WRITTEN REQUEST: Images are not part of the copy; transcribe all the data exactly.

===== INFORMATION SUPPLIED =====

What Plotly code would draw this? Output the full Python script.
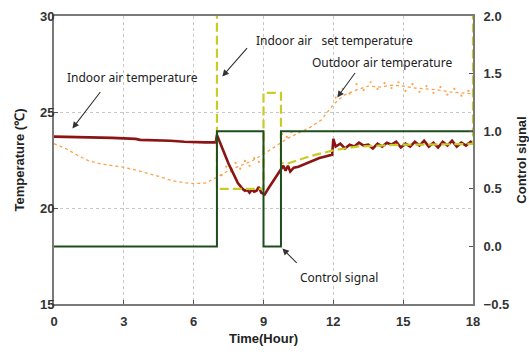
import plotly.graph_objects as go

# ---------------- data ----------------
indoor_t = [0, 1, 2, 2.5, 3.5, 3.7, 5.0, 5.6, 6.5, 6.95, 7.0, 7.1, 7.3, 7.5, 7.7, 7.9, 8.1,
            8.2, 8.3, 8.4, 8.5, 8.6, 8.7, 8.8, 8.9, 9.0, 9.05, 9.2, 9.4, 9.6, 9.75, 9.85,
            9.95, 10.05, 10.15, 10.3, 10.5, 10.8, 11.1, 11.4, 11.7, 11.95, 12.0,
            12.1, 12.3, 12.5, 12.7, 12.9, 13.1, 13.3, 13.5, 13.7, 13.9, 14.1, 14.3, 14.5,
            14.7, 14.9, 15.1, 15.3, 15.5, 15.7, 15.9, 16.1, 16.3, 16.5, 16.7, 16.9, 17.1,
            17.3, 17.5, 17.7, 17.9, 18.0]
indoor_v = [23.72, 23.70, 23.66, 23.65, 23.60, 23.55, 23.50, 23.45, 23.42, 23.42, 23.80, 23.50,
            22.85, 22.30, 21.80, 21.30, 21.00, 20.90, 20.95, 20.80, 20.95, 20.85, 20.90, 21.10,
            20.80, 20.75, 20.70, 21.00, 21.35, 21.70, 22.00, 22.20, 21.95, 22.20, 21.90, 22.10,
            22.15, 22.30, 22.45, 22.60, 22.70, 22.78, 23.60,
            23.20, 23.35, 23.10, 23.30, 23.20, 23.40, 23.25, 23.30, 23.10, 23.35, 23.20, 23.40,
            23.30, 23.45, 23.15, 23.35, 23.20, 23.45, 23.25, 23.50, 23.20, 23.40, 23.15, 23.45,
            23.25, 23.50, 23.20, 23.40, 23.25, 23.45, 23.40]

set_t = [0, 7, 7, 9, 9, 9.75, 9.75, 10.0, 10.5, 11.0, 11.5, 12.0, 12.5, 13.0, 14.0, 15.0,
         16.0, 17.0, 18.0, 18.0]
set_v = [32, 32, 21.0, 21.0, 26.0, 26.0, 22.35, 22.30, 22.50, 22.70, 22.85, 23.00, 23.10,
         23.20, 23.25, 23.30, 23.30, 23.32, 23.34, 32]

outdoor_t = [0, 0.5, 1.0, 1.5, 2.0, 2.5, 3.0, 3.5, 4.0, 4.5, 5.0, 5.5, 6.0, 6.5, 7.0, 7.5,
             8.0, 8.5, 9.0, 9.5, 10.0, 10.5, 11.0, 11.5, 12.0, 12.5, 13.0, 13.5, 14.0, 14.5,
             15.0, 15.5, 16.0, 16.5, 17.0, 17.5, 18.0]
outdoor_v = [23.35, 23.10, 22.75, 22.45, 22.30, 22.22, 22.12, 21.98, 21.82, 21.65, 21.45,
             21.33, 21.27, 21.30, 21.60, 21.95, 22.20, 22.45, 22.80, 23.20, 23.60, 23.90,
             24.20, 24.60, 25.40, 25.90, 26.15, 26.35, 26.30, 26.40, 26.35, 26.25, 26.20,
             26.15, 26.05, 26.00, 25.95]
outdoor_band_t = [7.0, 7.2, 7.4, 7.6, 7.8, 8.0, 8.2, 8.4, 8.6, 8.8, 9.8, 10.0, 10.2,
                  12.1, 12.4, 12.7, 13.0, 13.3, 13.6, 13.9, 14.2, 14.5, 14.8, 15.1, 15.4,
                  15.7, 16.0, 16.3, 16.6, 16.9, 17.2, 17.5, 17.8]
outdoor_band_v = [21.95, 21.70, 22.15, 21.90, 22.35, 22.05, 22.45, 22.20, 22.60, 22.40,
                  23.85, 23.70, 23.95,
                  25.75, 26.20, 25.95, 26.45, 26.15, 26.55, 26.20, 26.50, 26.25, 26.55,
                  26.10, 26.45, 26.05, 26.35, 26.00, 26.30, 25.90, 26.20, 25.85, 26.10]

control_t = [0, 7, 9, 9.75, 18]
control_v = [0, 1, 0, 1, 1]

x_ticks = [0, 3, 6, 9, 12, 15, 18]
y_ticks = [15, 20, 25, 30]
y2_ticks = [-0.5, 0.0, 0.5, 1.0, 1.5, 2.0]

# ---------------- figure ----------------
fig = go.Figure()

fig.add_trace(go.Scatter(x=outdoor_t, y=outdoor_v, mode="lines",
                         line=dict(color="#ffa04a", width=1.3, dash="dot"), showlegend=False))
fig.add_trace(go.Scatter(x=outdoor_band_t, y=outdoor_band_v, mode="markers",
                         marker=dict(color="#ffa04a", size=2.2), showlegend=False))
fig.add_trace(go.Scatter(x=control_t, y=control_v, mode="lines", yaxis="y2",
                         line=dict(color="#1e4d1e", width=2, shape="hv"), showlegend=False))
fig.add_trace(go.Scatter(x=indoor_t, y=indoor_v, mode="lines",
                         line=dict(color="#8b1414", width=2.6), showlegend=False))
fig.add_trace(go.Scatter(x=set_t, y=set_v, mode="lines",
                         line=dict(color="#c8cc28", width=2.2, dash="9px,4px"), showlegend=False))

tickfont = dict(family="Liberation Sans", size=13, color="#333333", weight="bold")
titlefont = dict(family="Liberation Sans", size=13, color="#222222", weight="bold")

fig.update_layout(
    width=529, height=352,
    margin=dict(l=54, r=56, t=16, b=48, autoexpand=False),
    paper_bgcolor="white", plot_bgcolor="white",
    xaxis=dict(range=[0, 18], tickvals=x_ticks, showline=True, linecolor="#7a7a7a",
               linewidth=2, mirror=True, ticks="inside", ticklen=4, tickcolor="#555",
               showgrid=True, gridcolor="#c8c8c8", griddash="dot", gridwidth=1,
               zeroline=False, tickfont=tickfont, ticklabelstandoff=4, automargin=False,
               title=dict(text="Time(Hour)", font=titlefont, standoff=6)),
    yaxis=dict(range=[15, 30], tickvals=y_ticks, showline=True, linecolor="#7a7a7a",
               linewidth=2, ticks="inside", ticklen=4, tickcolor="#555",
               showgrid=True, gridcolor="#c8c8c8", griddash="dot", gridwidth=1,
               zeroline=False, tickfont=tickfont, ticklabelstandoff=-5, automargin=False,
               title=dict(text="Temperature (℃)", font=titlefont, standoff=12)),
    yaxis2=dict(range=[-0.5, 2.0], tickvals=y2_ticks, tickformat=".1f", overlaying="y",
                side="right", showline=True, linecolor="#7a7a7a", linewidth=2,
                ticks="inside", ticklen=4, tickcolor="#555", showgrid=False,
                zeroline=False, tickfont=tickfont, ticklabelstandoff=6, automargin=False,
                title=dict(text="Control signal", font=titlefont, standoff=12)),
)

annfont = dict(family="Noto Sans", size=12, color="#222222")
texts = [
    ("Indoor air temperature", 3.37, 26.8),
    ("Indoor air   set temperature", 12.06, 28.75),
    ("Outdoor air temperature", 14.08, 27.6),
    ("Control signal", 12.25, 16.38),
]
for txt, x, y in texts:
    fig.add_annotation(x=x, y=y, text=txt, showarrow=False, font=annfont, xref="x", yref="y")

arrows = [
    (0.79, 24.14, 2.04, 26.12),
    (7.23, 26.85, 8.35, 28.41),
    (12.17, 25.76, 12.98, 27.11),
    (9.81, 17.89, 10.49, 17.06),
]
for hx, hy, tx, ty in arrows:
    fig.add_annotation(x=hx, y=hy, ax=tx, ay=ty, xref="x", yref="y", axref="x", ayref="y",
                       text="", showarrow=True, arrowhead=2, arrowsize=1.2, arrowwidth=1.1,
                       arrowcolor="#333333")

fig.write_html("out.html")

=====

OUTPUT BELOW:
What Plotly code would draw this? Output the full Python script.
import plotly.graph_objects as go

# ---------------- data ----------------
indoor_t = [0, 1, 2, 2.5, 3.5, 3.7, 5.0, 5.6, 6.5, 6.95, 7.0, 7.1, 7.3, 7.5, 7.7, 7.9, 8.1,
            8.2, 8.3, 8.4, 8.5, 8.6, 8.7, 8.8, 8.9, 9.0, 9.05, 9.2, 9.4, 9.6, 9.75, 9.85,
            9.95, 10.05, 10.15, 10.3, 10.5, 10.8, 11.1, 11.4, 11.7, 11.95, 12.0,
            12.1, 12.3, 12.5, 12.7, 12.9, 13.1, 13.3, 13.5, 13.7, 13.9, 14.1, 14.3, 14.5,
            14.7, 14.9, 15.1, 15.3, 15.5, 15.7, 15.9, 16.1, 16.3, 16.5, 16.7, 16.9, 17.1,
            17.3, 17.5, 17.7, 17.9, 18.0]
indoor_v = [23.72, 23.70, 23.66, 23.65, 23.60, 23.55, 23.50, 23.45, 23.42, 23.42, 23.80, 23.50,
            22.85, 22.30, 21.80, 21.30, 21.00, 20.90, 20.95, 20.80, 20.95, 20.85, 20.90, 21.10,
            20.80, 20.75, 20.70, 21.00, 21.35, 21.70, 22.00, 22.20, 21.95, 22.20, 21.90, 22.10,
            22.15, 22.30, 22.45, 22.60, 22.70, 22.78, 23.60,
            23.20, 23.35, 23.10, 23.30, 23.20, 23.40, 23.25, 23.30, 23.10, 23.35, 23.20, 23.40,
            23.30, 23.45, 23.15, 23.35, 23.20, 23.45, 23.25, 23.50, 23.20, 23.40, 23.15, 23.45,
            23.25, 23.50, 23.20, 23.40, 23.25, 23.45, 23.40]

set_t = [0, 7, 7, 9, 9, 9.75, 9.75, 10.0, 10.5, 11.0, 11.5, 12.0, 12.5, 13.0, 14.0, 15.0,
         16.0, 17.0, 18.0, 18.0]
set_v = [32, 32, 21.0, 21.0, 26.0, 26.0, 22.35, 22.30, 22.50, 22.70, 22.85, 23.00, 23.10,
         23.20, 23.25, 23.30, 23.30, 23.32, 23.34, 32]

outdoor_t = [0, 0.5, 1.0, 1.5, 2.0, 2.5, 3.0, 3.5, 4.0, 4.5, 5.0, 5.5, 6.0, 6.5, 7.0, 7.5,
             8.0, 8.5, 9.0, 9.5, 10.0, 10.5, 11.0, 11.5, 12.0, 12.5, 13.0, 13.5, 14.0, 14.5,
             15.0, 15.5, 16.0, 16.5, 17.0, 17.5, 18.0]
outdoor_v = [23.35, 23.10, 22.75, 22.45, 22.30, 22.22, 22.12, 21.98, 21.82, 21.65, 21.45,
             21.33, 21.27, 21.30, 21.60, 21.95, 22.20, 22.45, 22.80, 23.20, 23.60, 23.90,
             24.20, 24.60, 25.40, 25.90, 26.15, 26.35, 26.30, 26.40, 26.35, 26.25, 26.20,
             26.15, 26.05, 26.00, 25.95]
outdoor_band_t = [7.0, 7.2, 7.4, 7.6, 7.8, 8.0, 8.2, 8.4, 8.6, 8.8, 9.8, 10.0, 10.2,
                  12.1, 12.4, 12.7, 13.0, 13.3, 13.6, 13.9, 14.2, 14.5, 14.8, 15.1, 15.4,
                  15.7, 16.0, 16.3, 16.6, 16.9, 17.2, 17.5, 17.8]
outdoor_band_v = [21.95, 21.70, 22.15, 21.90, 22.35, 22.05, 22.45, 22.20, 22.60, 22.40,
                  23.85, 23.70, 23.95,
                  25.75, 26.20, 25.95, 26.45, 26.15, 26.55, 26.20, 26.50, 26.25, 26.55,
                  26.10, 26.45, 26.05, 26.35, 26.00, 26.30, 25.90, 26.20, 25.85, 26.10]

control_t = [0, 7, 9, 9.75, 18]
control_v = [0, 1, 0, 1, 1]

x_ticks = [0, 3, 6, 9, 12, 15, 18]
y_ticks = [15, 20, 25, 30]
y2_ticks = [-0.5, 0.0, 0.5, 1.0, 1.5, 2.0]

# ---------------- figure ----------------
fig = go.Figure()

fig.add_trace(go.Scatter(x=outdoor_t, y=outdoor_v, mode="lines",
                         line=dict(color="#ffa04a", width=1.3, dash="dot"), showlegend=False))
fig.add_trace(go.Scatter(x=outdoor_band_t, y=outdoor_band_v, mode="markers",
                         marker=dict(color="#ffa04a", size=2.2), showlegend=False))
fig.add_trace(go.Scatter(x=control_t, y=control_v, mode="lines", yaxis="y2",
                         line=dict(color="#1e4d1e", width=2, shape="hv"), showlegend=False))
fig.add_trace(go.Scatter(x=indoor_t, y=indoor_v, mode="lines",
                         line=dict(color="#8b1414", width=2.6), showlegend=False))
fig.add_trace(go.Scatter(x=set_t, y=set_v, mode="lines",
                         line=dict(color="#c8cc28", width=2.2, dash="9px,4px"), showlegend=False))

tickfont = dict(family="Liberation Sans", size=13, color="#333333", weight="bold")
titlefont = dict(family="Liberation Sans", size=13, color="#222222", weight="bold")

fig.update_layout(
    width=529, height=352,
    margin=dict(l=54, r=56, t=16, b=48, autoexpand=False),
    paper_bgcolor="white", plot_bgcolor="white",
    xaxis=dict(range=[0, 18], tickvals=x_ticks, showline=True, linecolor="#7a7a7a",
               linewidth=2, mirror=True, ticks="inside", ticklen=4, tickcolor="#555",
               showgrid=True, gridcolor="#c8c8c8", griddash="dot", gridwidth=1,
               zeroline=False, tickfont=tickfont, ticklabelstandoff=4, automargin=False,
               title=dict(text="Time(Hour)", font=titlefont, standoff=6)),
    yaxis=dict(range=[15, 30], tickvals=y_ticks, showline=True, linecolor="#7a7a7a",
               linewidth=2, ticks="inside", ticklen=4, tickcolor="#555",
               showgrid=True, gridcolor="#c8c8c8", griddash="dot", gridwidth=1,
               zeroline=False, tickfont=tickfont, ticklabelstandoff=-5, automargin=False,
               title=dict(text="Temperature (℃)", font=titlefont, standoff=12)),
    yaxis2=dict(range=[-0.5, 2.0], tickvals=y2_ticks, tickformat=".1f", overlaying="y",
                side="right", showline=True, linecolor="#7a7a7a", linewidth=2,
                ticks="inside", ticklen=4, tickcolor="#555", showgrid=False,
                zeroline=False, tickfont=tickfont, ticklabelstandoff=6, automargin=False,
                title=dict(text="Control signal", font=titlefont, standoff=12)),
)

annfont = dict(family="Noto Sans", size=12, color="#222222")
texts = [
    ("Indoor air temperature", 3.37, 26.8),
    ("Indoor air   set temperature", 12.06, 28.75),
    ("Outdoor air temperature", 14.08, 27.6),
    ("Control signal", 12.25, 16.38),
]
for txt, x, y in texts:
    fig.add_annotation(x=x, y=y, text=txt, showarrow=False, font=annfont, xref="x", yref="y")

arrows = [
    (0.79, 24.14, 2.04, 26.12),
    (7.23, 26.85, 8.35, 28.41),
    (12.17, 25.76, 12.98, 27.11),
    (9.81, 17.89, 10.49, 17.06),
]
for hx, hy, tx, ty in arrows:
    fig.add_annotation(x=hx, y=hy, ax=tx, ay=ty, xref="x", yref="y", axref="x", ayref="y",
                       text="", showarrow=True, arrowhead=2, arrowsize=1.2, arrowwidth=1.1,
                       arrowcolor="#333333")

fig.write_html("out.html")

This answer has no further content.